- **YOUR OBJECTIVE**
In your copy, leave out the pictures and repeat the entries below exactly.

- **EXCERPTED DATA**

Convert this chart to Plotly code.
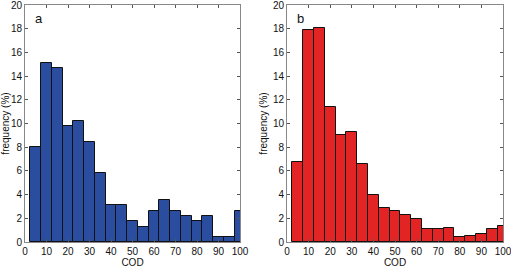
import plotly.graph_objects as go

cod_centers = [5, 10, 15, 20, 25, 30, 35, 40, 45, 50, 55, 60, 65, 70, 75, 80, 85, 90, 95, 100]
freq_a = [8.0, 15.1, 14.65, 9.75, 10.2, 8.47, 5.8, 3.1, 3.1, 1.78, 1.3, 2.65, 3.56, 2.65, 2.2, 1.75, 2.2, 0.42, 0.42, 2.65]
freq_b = [6.72, 17.9, 18.05, 11.36, 9.04, 9.28, 6.58, 3.95, 2.85, 2.6, 2.32, 1.9, 1.07, 1.07, 1.2, 0.4, 0.54, 0.65, 1.07, 1.35]
x_ticks = [0, 10, 20, 30, 40, 50, 60, 70, 80, 90, 100]
y_ticks = [0, 2, 4, 6, 8, 10, 12, 14, 16, 18, 20]
panel_labels = ["a", "b"]

W, H = 511, 269
fig = go.Figure()

fig.add_trace(go.Bar(x=cod_centers, y=freq_a, width=5, marker=dict(color="#2a4da0", line=dict(color="#111111", width=1)),
                     xaxis="x", yaxis="y", showlegend=False, hoverinfo="skip"))
fig.add_trace(go.Bar(x=cod_centers, y=freq_b, width=5, marker=dict(color="#e32424", line=dict(color="#111111", width=1)),
                     xaxis="x2", yaxis="y2", showlegend=False, hoverinfo="skip"))

font = dict(family="Liberation Sans, Arial", size=10, color="#111111")
ax_common = dict(showline=True, mirror="ticks", linecolor="#888888", linewidth=1, automargin=False,
                 ticks="inside", ticklen=3, tickcolor="#555555", showgrid=False, zeroline=False,
                 tickfont=font, ticklabeloverflow="allow")

def px_x(p):
    return p / W

def px_y(p):
    return 1 - p / H

ydom = [px_y(242), px_y(5)]
fig.update_layout(
    width=W, height=H, margin=dict(l=0, r=0, t=0, b=0, autoexpand=False),
    paper_bgcolor="white", plot_bgcolor="white", bargap=0,
    xaxis=dict(domain=[px_x(25), px_x(240)], range=[0, 100], tickvals=x_ticks, anchor="y",
               title=dict(text="COD", font=font, standoff=2), **ax_common),
    yaxis=dict(domain=ydom, range=[0, 20], tickvals=y_ticks, anchor="x",
               title=dict(text="frequency (%)", font=font, standoff=3), **ax_common),
    xaxis2=dict(domain=[px_x(287), px_x(503)], range=[0, 100], tickvals=x_ticks, anchor="y2",
                title=dict(text="COD", font=font, standoff=2), **ax_common),
    yaxis2=dict(domain=ydom, range=[0, 20], tickvals=y_ticks, anchor="x2",
                title=dict(text="frequency (%)", font=font, standoff=3), **ax_common),
    annotations=[
        dict(text=panel_labels[0], x=0.035, y=0.985, xref="x domain", yref="y domain", showarrow=False,
             xanchor="left", yanchor="top", font=dict(family="Liberation Sans, Arial", size=13, color="#111111")),
        dict(text=panel_labels[1], x=0.035, y=0.985, xref="x2 domain", yref="y2 domain", showarrow=False,
             xanchor="left", yanchor="top", font=dict(family="Liberation Sans, Arial", size=13, color="#111111")),
    ],
)

fig.write_html("out.html", config={"displayModeBar": False},
               post_script="document.body.style.margin='0';document.body.style.overflow='hidden';")
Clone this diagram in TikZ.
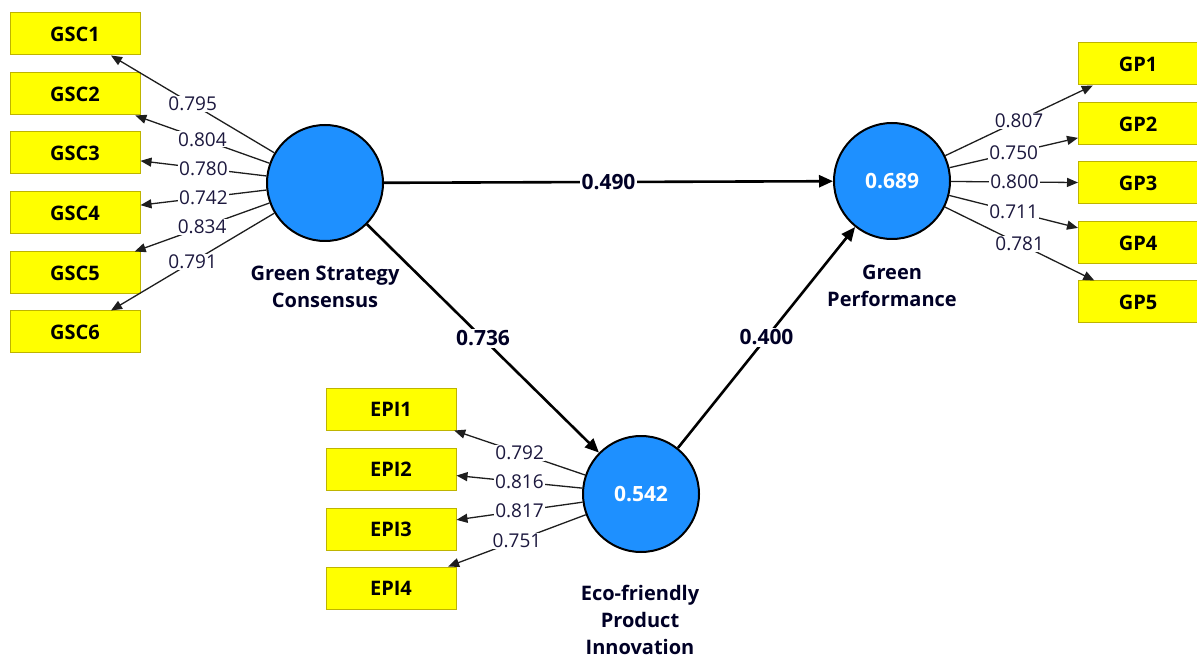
\documentclass[tikz,border=0pt]{standalone}
\usepackage{fontspec}
\setmainfont{Open Sans}
\usetikzlibrary{arrows.meta}
\definecolor{lvblue}{RGB}{30,144,255}
\definecolor{ind}{RGB}{255,255,0}
\definecolor{indborder}{RGB}{190,180,0}
\definecolor{loadtxt}{RGB}{28,24,62}
\definecolor{loadline}{RGB}{30,30,30}
\tikzset{
  indbox/.style={draw=indborder,line width=1pt,fill=ind,minimum width=130pt,minimum height=42pt,inner sep=0pt,font=\fontsize{20}{22}\selectfont\bfseries},
  lv/.style={circle,draw=black,line width=2pt,fill=lvblue,minimum size=116pt,inner sep=0pt,text=white,font=\fontsize{21}{22}\selectfont\bfseries},
  lvlab/.style={align=center,font=\fontsize{20}{27}\selectfont\bfseries,text=black!85!blue},
  load/.style={draw=loadline,line width=1.3pt,-{Triangle[length=11pt,width=9pt]}},
  lab/.style={fill=white,inner sep=1pt,text=loadtxt,font=\fontsize{19}{20}\selectfont},
  pathline/.style={draw=black,line width=2.6pt,-{Triangle[length=14pt,width=12pt]}},
  plab/.style={fill=white,inner sep=2pt,text=black!85!blue,font=\fontsize{21}{22}\selectfont\bfseries}
}
\begin{document}
\begin{tikzpicture}[x=1pt,y=-1pt]
\useasboundingbox[fill=white] (0,0) rectangle (1197,660);
% indicator boxes
\node[indbox] (gsc1) at (75,34) {GSC1};
\node[indbox] (gsc2) at (75,94) {GSC2};
\node[indbox] (gsc3) at (75,153) {GSC3};
\node[indbox] (gsc4) at (75,213) {GSC4};
\node[indbox] (gsc5) at (75,273) {GSC5};
\node[indbox] (gsc6) at (75,332) {GSC6};
\node[indbox,minimum width=119pt] (gp1) at (1138,64) {GP1};
\node[indbox,minimum width=119pt] (gp2) at (1138,124) {GP2};
\node[indbox,minimum width=119pt] (gp3) at (1138,183) {GP3};
\node[indbox,minimum width=119pt] (gp4) at (1138,243) {GP4};
\node[indbox,minimum width=119pt] (gp5) at (1138,302) {GP5};
\node[indbox] (epi1) at (391,409) {EPI1};
\node[indbox] (epi2) at (391,469) {EPI2};
\node[indbox] (epi3) at (391,529) {EPI3};
\node[indbox] (epi4) at (391,588) {EPI4};
% latent variables
\node[lv] (GSC) at (325,183) {};
\node[lv] (GP) at (892,181) {0.689};
\node[lv] (EPI) at (641,494) {0.542};
\node[lvlab] (gsclab) at (325,287) {Green Strategy\\Consensus};
\node[lvlab] (gplab) at (892,286) {Green\\Performance};
\node[lvlab] (epilab) at (640,620) {Eco-friendly\\Product\\Innovation};
% loadings
\draw[load] (GSC) -- node[lab]{0.795} (gsc1);
\draw[load] (GSC) -- node[lab]{0.804} (gsc2);
\draw[load] (GSC) -- node[lab]{0.780} (gsc3);
\draw[load] (GSC) -- node[lab]{0.742} (gsc4);
\draw[load] (GSC) -- node[lab]{0.834} (gsc5);
\draw[load] (GSC) -- node[lab]{0.791} (gsc6);
\draw[load] (GP) -- node[lab]{0.807} (gp1);
\draw[load] (GP) -- node[lab]{0.750} (gp2);
\draw[load] (GP) -- node[lab]{0.800} (gp3);
\draw[load] (GP) -- node[lab]{0.711} (gp4);
\draw[load] (GP) -- node[lab]{0.781} (gp5);
\draw[load] (EPI) -- node[lab]{0.792} (epi1);
\draw[load] (EPI) -- node[lab]{0.816} (epi2);
\draw[load] (EPI) -- node[lab]{0.817} (epi3);
\draw[load] (EPI) -- node[lab]{0.751} (epi4);
% structural paths
\draw[pathline] (GSC) -- node[plab]{0.490} (GP);
\draw[pathline] (GSC) -- node[plab]{0.736} (EPI);
\draw[pathline] (EPI) -- node[plab]{0.400} (GP);
\end{tikzpicture}
\end{document}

- **RESULT OF THIS EXERCISE**
Convert this chart to Plotly code.
import plotly.graph_objects as go

cod_centers = [5, 10, 15, 20, 25, 30, 35, 40, 45, 50, 55, 60, 65, 70, 75, 80, 85, 90, 95, 100]
freq_a = [8.0, 15.1, 14.65, 9.75, 10.2, 8.47, 5.8, 3.1, 3.1, 1.78, 1.3, 2.65, 3.56, 2.65, 2.2, 1.75, 2.2, 0.42, 0.42, 2.65]
freq_b = [6.72, 17.9, 18.05, 11.36, 9.04, 9.28, 6.58, 3.95, 2.85, 2.6, 2.32, 1.9, 1.07, 1.07, 1.2, 0.4, 0.54, 0.65, 1.07, 1.35]
x_ticks = [0, 10, 20, 30, 40, 50, 60, 70, 80, 90, 100]
y_ticks = [0, 2, 4, 6, 8, 10, 12, 14, 16, 18, 20]
panel_labels = ["a", "b"]

W, H = 511, 269
fig = go.Figure()

fig.add_trace(go.Bar(x=cod_centers, y=freq_a, width=5, marker=dict(color="#2a4da0", line=dict(color="#111111", width=1)),
                     xaxis="x", yaxis="y", showlegend=False, hoverinfo="skip"))
fig.add_trace(go.Bar(x=cod_centers, y=freq_b, width=5, marker=dict(color="#e32424", line=dict(color="#111111", width=1)),
                     xaxis="x2", yaxis="y2", showlegend=False, hoverinfo="skip"))

font = dict(family="Liberation Sans, Arial", size=10, color="#111111")
ax_common = dict(showline=True, mirror="ticks", linecolor="#888888", linewidth=1, automargin=False,
                 ticks="inside", ticklen=3, tickcolor="#555555", showgrid=False, zeroline=False,
                 tickfont=font, ticklabeloverflow="allow")

def px_x(p):
    return p / W

def px_y(p):
    return 1 - p / H

ydom = [px_y(242), px_y(5)]
fig.update_layout(
    width=W, height=H, margin=dict(l=0, r=0, t=0, b=0, autoexpand=False),
    paper_bgcolor="white", plot_bgcolor="white", bargap=0,
    xaxis=dict(domain=[px_x(25), px_x(240)], range=[0, 100], tickvals=x_ticks, anchor="y",
               title=dict(text="COD", font=font, standoff=2), **ax_common),
    yaxis=dict(domain=ydom, range=[0, 20], tickvals=y_ticks, anchor="x",
               title=dict(text="frequency (%)", font=font, standoff=3), **ax_common),
    xaxis2=dict(domain=[px_x(287), px_x(503)], range=[0, 100], tickvals=x_ticks, anchor="y2",
                title=dict(text="COD", font=font, standoff=2), **ax_common),
    yaxis2=dict(domain=ydom, range=[0, 20], tickvals=y_ticks, anchor="x2",
                title=dict(text="frequency (%)", font=font, standoff=3), **ax_common),
    annotations=[
        dict(text=panel_labels[0], x=0.035, y=0.985, xref="x domain", yref="y domain", showarrow=False,
             xanchor="left", yanchor="top", font=dict(family="Liberation Sans, Arial", size=13, color="#111111")),
        dict(text=panel_labels[1], x=0.035, y=0.985, xref="x2 domain", yref="y2 domain", showarrow=False,
             xanchor="left", yanchor="top", font=dict(family="Liberation Sans, Arial", size=13, color="#111111")),
    ],
)

fig.write_html("out.html", config={"displayModeBar": False},
               post_script="document.body.style.margin='0';document.body.style.overflow='hidden';")
Clone this diagram in TikZ.
\documentclass[tikz,border=0pt]{standalone}
\usepackage{fontspec}
\setmainfont{Open Sans}
\usetikzlibrary{arrows.meta}
\definecolor{lvblue}{RGB}{30,144,255}
\definecolor{ind}{RGB}{255,255,0}
\definecolor{indborder}{RGB}{190,180,0}
\definecolor{loadtxt}{RGB}{28,24,62}
\definecolor{loadline}{RGB}{30,30,30}
\tikzset{
  indbox/.style={draw=indborder,line width=1pt,fill=ind,minimum width=130pt,minimum height=42pt,inner sep=0pt,font=\fontsize{20}{22}\selectfont\bfseries},
  lv/.style={circle,draw=black,line width=2pt,fill=lvblue,minimum size=116pt,inner sep=0pt,text=white,font=\fontsize{21}{22}\selectfont\bfseries},
  lvlab/.style={align=center,font=\fontsize{20}{27}\selectfont\bfseries,text=black!85!blue},
  load/.style={draw=loadline,line width=1.3pt,-{Triangle[length=11pt,width=9pt]}},
  lab/.style={fill=white,inner sep=1pt,text=loadtxt,font=\fontsize{19}{20}\selectfont},
  pathline/.style={draw=black,line width=2.6pt,-{Triangle[length=14pt,width=12pt]}},
  plab/.style={fill=white,inner sep=2pt,text=black!85!blue,font=\fontsize{21}{22}\selectfont\bfseries}
}
\begin{document}
\begin{tikzpicture}[x=1pt,y=-1pt]
\useasboundingbox[fill=white] (0,0) rectangle (1197,660);
% indicator boxes
\node[indbox] (gsc1) at (75,34) {GSC1};
\node[indbox] (gsc2) at (75,94) {GSC2};
\node[indbox] (gsc3) at (75,153) {GSC3};
\node[indbox] (gsc4) at (75,213) {GSC4};
\node[indbox] (gsc5) at (75,273) {GSC5};
\node[indbox] (gsc6) at (75,332) {GSC6};
\node[indbox,minimum width=119pt] (gp1) at (1138,64) {GP1};
\node[indbox,minimum width=119pt] (gp2) at (1138,124) {GP2};
\node[indbox,minimum width=119pt] (gp3) at (1138,183) {GP3};
\node[indbox,minimum width=119pt] (gp4) at (1138,243) {GP4};
\node[indbox,minimum width=119pt] (gp5) at (1138,302) {GP5};
\node[indbox] (epi1) at (391,409) {EPI1};
\node[indbox] (epi2) at (391,469) {EPI2};
\node[indbox] (epi3) at (391,529) {EPI3};
\node[indbox] (epi4) at (391,588) {EPI4};
% latent variables
\node[lv] (GSC) at (325,183) {};
\node[lv] (GP) at (892,181) {0.689};
\node[lv] (EPI) at (641,494) {0.542};
\node[lvlab] (gsclab) at (325,287) {Green Strategy\\Consensus};
\node[lvlab] (gplab) at (892,286) {Green\\Performance};
\node[lvlab] (epilab) at (640,620) {Eco-friendly\\Product\\Innovation};
% loadings
\draw[load] (GSC) -- node[lab]{0.795} (gsc1);
\draw[load] (GSC) -- node[lab]{0.804} (gsc2);
\draw[load] (GSC) -- node[lab]{0.780} (gsc3);
\draw[load] (GSC) -- node[lab]{0.742} (gsc4);
\draw[load] (GSC) -- node[lab]{0.834} (gsc5);
\draw[load] (GSC) -- node[lab]{0.791} (gsc6);
\draw[load] (GP) -- node[lab]{0.807} (gp1);
\draw[load] (GP) -- node[lab]{0.750} (gp2);
\draw[load] (GP) -- node[lab]{0.800} (gp3);
\draw[load] (GP) -- node[lab]{0.711} (gp4);
\draw[load] (GP) -- node[lab]{0.781} (gp5);
\draw[load] (EPI) -- node[lab]{0.792} (epi1);
\draw[load] (EPI) -- node[lab]{0.816} (epi2);
\draw[load] (EPI) -- node[lab]{0.817} (epi3);
\draw[load] (EPI) -- node[lab]{0.751} (epi4);
% structural paths
\draw[pathline] (GSC) -- node[plab]{0.490} (GP);
\draw[pathline] (GSC) -- node[plab]{0.736} (EPI);
\draw[pathline] (EPI) -- node[plab]{0.400} (GP);
\end{tikzpicture}
\end{document}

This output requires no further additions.